Given request — Every line of the material that follows must be printed again exactly.

Dataset content —
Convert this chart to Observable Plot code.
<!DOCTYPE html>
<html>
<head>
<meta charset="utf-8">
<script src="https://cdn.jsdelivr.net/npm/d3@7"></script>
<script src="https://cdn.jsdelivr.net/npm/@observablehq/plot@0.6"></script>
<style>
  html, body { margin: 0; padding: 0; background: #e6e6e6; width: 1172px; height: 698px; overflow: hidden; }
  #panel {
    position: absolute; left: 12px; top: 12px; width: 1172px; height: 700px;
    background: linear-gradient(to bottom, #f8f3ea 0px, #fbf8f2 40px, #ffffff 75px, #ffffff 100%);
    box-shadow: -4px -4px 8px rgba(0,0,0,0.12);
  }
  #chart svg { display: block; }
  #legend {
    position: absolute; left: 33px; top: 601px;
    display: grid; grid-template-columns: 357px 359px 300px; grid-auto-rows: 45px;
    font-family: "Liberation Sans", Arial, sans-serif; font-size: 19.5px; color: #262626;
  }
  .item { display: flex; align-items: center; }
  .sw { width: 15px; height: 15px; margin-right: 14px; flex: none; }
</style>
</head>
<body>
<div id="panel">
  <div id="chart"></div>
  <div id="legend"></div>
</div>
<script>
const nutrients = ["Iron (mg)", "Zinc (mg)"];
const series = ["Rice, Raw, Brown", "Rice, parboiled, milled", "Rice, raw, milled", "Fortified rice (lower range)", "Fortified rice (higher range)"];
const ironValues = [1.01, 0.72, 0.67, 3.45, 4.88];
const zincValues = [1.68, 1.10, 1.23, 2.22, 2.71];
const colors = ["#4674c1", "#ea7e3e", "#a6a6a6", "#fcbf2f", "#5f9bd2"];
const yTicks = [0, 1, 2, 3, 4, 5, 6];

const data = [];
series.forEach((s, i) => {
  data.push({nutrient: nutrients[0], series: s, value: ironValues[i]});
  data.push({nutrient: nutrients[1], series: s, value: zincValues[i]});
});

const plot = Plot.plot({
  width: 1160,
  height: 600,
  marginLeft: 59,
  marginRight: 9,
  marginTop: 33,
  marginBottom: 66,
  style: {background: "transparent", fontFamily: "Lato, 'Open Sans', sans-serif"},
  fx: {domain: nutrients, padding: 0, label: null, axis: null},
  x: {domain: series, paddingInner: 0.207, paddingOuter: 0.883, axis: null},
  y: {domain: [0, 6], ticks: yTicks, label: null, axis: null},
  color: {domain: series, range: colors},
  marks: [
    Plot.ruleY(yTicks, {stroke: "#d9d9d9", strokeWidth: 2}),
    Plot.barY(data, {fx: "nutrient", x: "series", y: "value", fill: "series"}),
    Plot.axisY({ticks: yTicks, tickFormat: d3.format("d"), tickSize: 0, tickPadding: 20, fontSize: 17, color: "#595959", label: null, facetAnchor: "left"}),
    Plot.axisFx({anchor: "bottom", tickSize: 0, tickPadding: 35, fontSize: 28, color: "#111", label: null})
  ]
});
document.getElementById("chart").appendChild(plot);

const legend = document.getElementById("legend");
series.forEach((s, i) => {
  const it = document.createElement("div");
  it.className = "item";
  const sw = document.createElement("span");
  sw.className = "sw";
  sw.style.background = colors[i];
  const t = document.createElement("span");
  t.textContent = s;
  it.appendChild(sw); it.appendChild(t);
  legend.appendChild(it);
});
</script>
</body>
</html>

Completed exercise —
Convert this chart to Observable Plot code.
<!DOCTYPE html>
<html>
<head>
<meta charset="utf-8">
<script src="https://cdn.jsdelivr.net/npm/d3@7"></script>
<script src="https://cdn.jsdelivr.net/npm/@observablehq/plot@0.6"></script>
<style>
  html, body { margin: 0; padding: 0; background: #e6e6e6; width: 1172px; height: 698px; overflow: hidden; }
  #panel {
    position: absolute; left: 12px; top: 12px; width: 1172px; height: 700px;
    background: linear-gradient(to bottom, #f8f3ea 0px, #fbf8f2 40px, #ffffff 75px, #ffffff 100%);
    box-shadow: -4px -4px 8px rgba(0,0,0,0.12);
  }
  #chart svg { display: block; }
  #legend {
    position: absolute; left: 33px; top: 601px;
    display: grid; grid-template-columns: 357px 359px 300px; grid-auto-rows: 45px;
    font-family: "Liberation Sans", Arial, sans-serif; font-size: 19.5px; color: #262626;
  }
  .item { display: flex; align-items: center; }
  .sw { width: 15px; height: 15px; margin-right: 14px; flex: none; }
</style>
</head>
<body>
<div id="panel">
  <div id="chart"></div>
  <div id="legend"></div>
</div>
<script>
const nutrients = ["Iron (mg)", "Zinc (mg)"];
const series = ["Rice, Raw, Brown", "Rice, parboiled, milled", "Rice, raw, milled", "Fortified rice (lower range)", "Fortified rice (higher range)"];
const ironValues = [1.01, 0.72, 0.67, 3.45, 4.88];
const zincValues = [1.68, 1.10, 1.23, 2.22, 2.71];
const colors = ["#4674c1", "#ea7e3e", "#a6a6a6", "#fcbf2f", "#5f9bd2"];
const yTicks = [0, 1, 2, 3, 4, 5, 6];

const data = [];
series.forEach((s, i) => {
  data.push({nutrient: nutrients[0], series: s, value: ironValues[i]});
  data.push({nutrient: nutrients[1], series: s, value: zincValues[i]});
});

const plot = Plot.plot({
  width: 1160,
  height: 600,
  marginLeft: 59,
  marginRight: 9,
  marginTop: 33,
  marginBottom: 66,
  style: {background: "transparent", fontFamily: "Lato, 'Open Sans', sans-serif"},
  fx: {domain: nutrients, padding: 0, label: null, axis: null},
  x: {domain: series, paddingInner: 0.207, paddingOuter: 0.883, axis: null},
  y: {domain: [0, 6], ticks: yTicks, label: null, axis: null},
  color: {domain: series, range: colors},
  marks: [
    Plot.ruleY(yTicks, {stroke: "#d9d9d9", strokeWidth: 2}),
    Plot.barY(data, {fx: "nutrient", x: "series", y: "value", fill: "series"}),
    Plot.axisY({ticks: yTicks, tickFormat: d3.format("d"), tickSize: 0, tickPadding: 20, fontSize: 17, color: "#595959", label: null, facetAnchor: "left"}),
    Plot.axisFx({anchor: "bottom", tickSize: 0, tickPadding: 35, fontSize: 28, color: "#111", label: null})
  ]
});
document.getElementById("chart").appendChild(plot);

const legend = document.getElementById("legend");
series.forEach((s, i) => {
  const it = document.createElement("div");
  it.className = "item";
  const sw = document.createElement("span");
  sw.className = "sw";
  sw.style.background = colors[i];
  const t = document.createElement("span");
  t.textContent = s;
  it.appendChild(sw); it.appendChild(t);
  legend.appendChild(it);
});
</script>
</body>
</html>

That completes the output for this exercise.